The Auxiliary Enterprises Corporation, The Student Services Corporation, The Queens College Association and The College Personnel and Budget Committee (P&B) are boards responsible for managing the funds at QC. Each board is entrusted with a different purpose of managing different types of funds. For most of these boards, with the P&B being the exception, six student government officers constitute a portion of the membership, with two of the six being the annually elected Student Association President & Vice President. The other four students are appointed by the Student Association President, with the consent of the Student Senate.
The Student Services Corporation (SSC) is one of four administrative boards on campus. The Corporation collects all student activity fees obtained from students paying tuition, as well as any and all revenue obtained from the Student Union (e.g. space rentals). The corporation has a 18 member board, with four ex-officio voting members. The corporation managed approximately $2.6 million in fees in the last fiscal year, according to the 2019 fiscal year budget on the college’s website.

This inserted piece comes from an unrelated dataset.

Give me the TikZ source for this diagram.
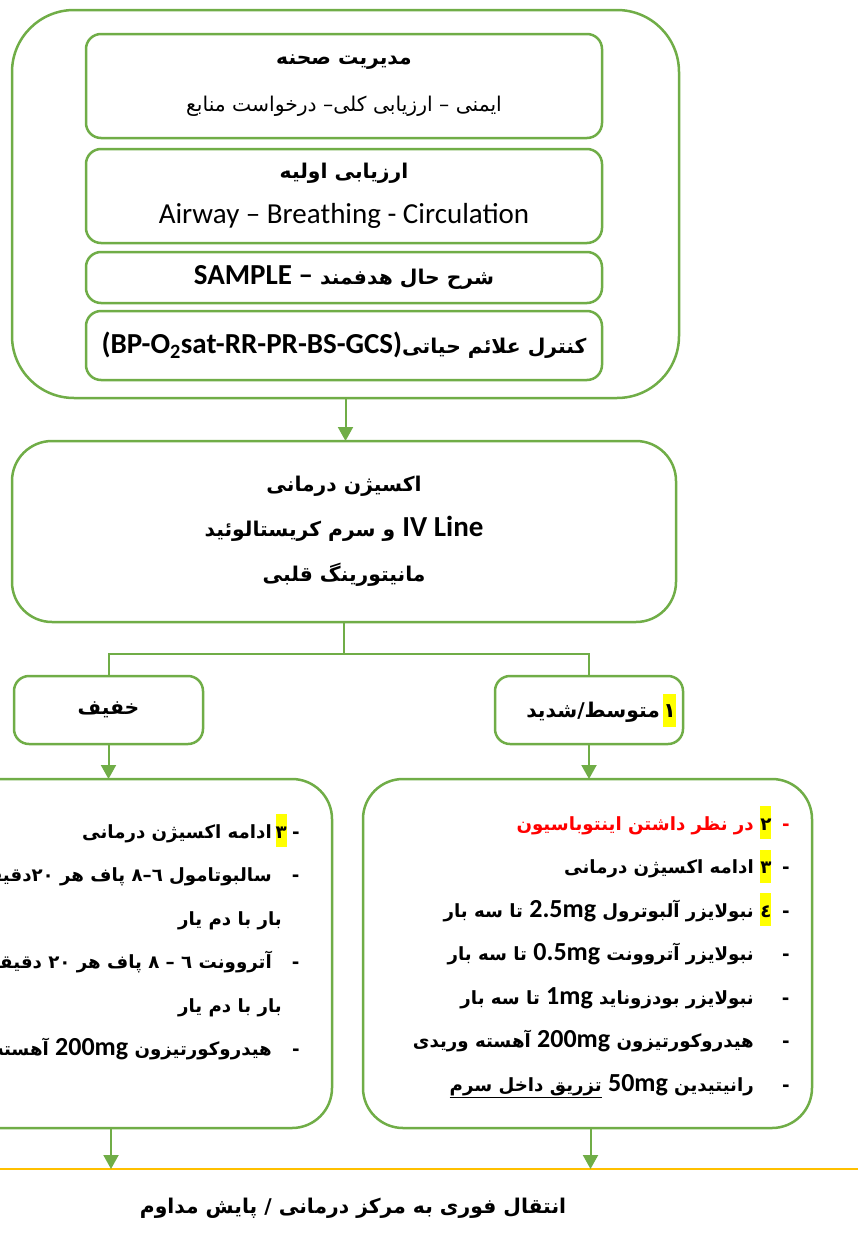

The Queens College Association (QCA) is a board that moderates the student activity fee given to clubs, Student Association, the QC Committee for Disabled Students (CDS) and anything else related to student life. The board consists of 13 voting members. Six are the aforementioned officers of the Student Association. Three are professors, who are appointed from a panel of six annually elected by the Academic Senate. The other three are college administrators, the last being the college president himself.
The College Association’s funding is obtained from an allocated portion of the finances from the Student Services Corporation. The operating budget of the QCA board is unknown; however, the Student Association’s budget for this year is $106,399. The budget for clubs and organizations is also unknown for this fiscal year, but the Student Association leadership on the board has a past history of being fiscally conservative when it comes to proposing club budgets.
The Auxiliary Enterprises Corporation (AEC) is an administrative board entrusted with providing auxiliary enterprises, such as food services, a campus bookstore, parking, etc., for the benefit of the Queens College students, faculty, and staff. According to its bylaws “the Corporation is organized under the New York Not-for-Profit Corporation Law and is operated exclusively for the charitable purpose of supporting Queens College.” In layman’s terms, the AEC collects revenue on campus from dining services, venue rentals, the shuttle bus fee, parking, etc. In the past fiscal year, the AEC (and ergo the college) obtained nearly $3.7 million in revenue according to an estimate from the 2019 fiscal year budget.
Lastly, QC has a Personnel and Budget Committee, which according to CUNY bylaws, Article 8, Section 7, is responsible for approving promotions of faculty members to higher ranks such as assistant professor, associate professor, full-time professor and so on. The Personnel and Budget Committee (P&B) has a membership consisting of all department chairs. The P&B is chaired by the College President and co-chaired by the Provost. It is unknown what the budget for the P&B is.
What this information demonstrates is that it’s important – now especially more than ever – that Queens College, particularly its student body, takes note of the people running for student government. The people elected into office have more influence than the general public is made aware of, and as payers of QC tuition, students have the right to know what they’re investing in.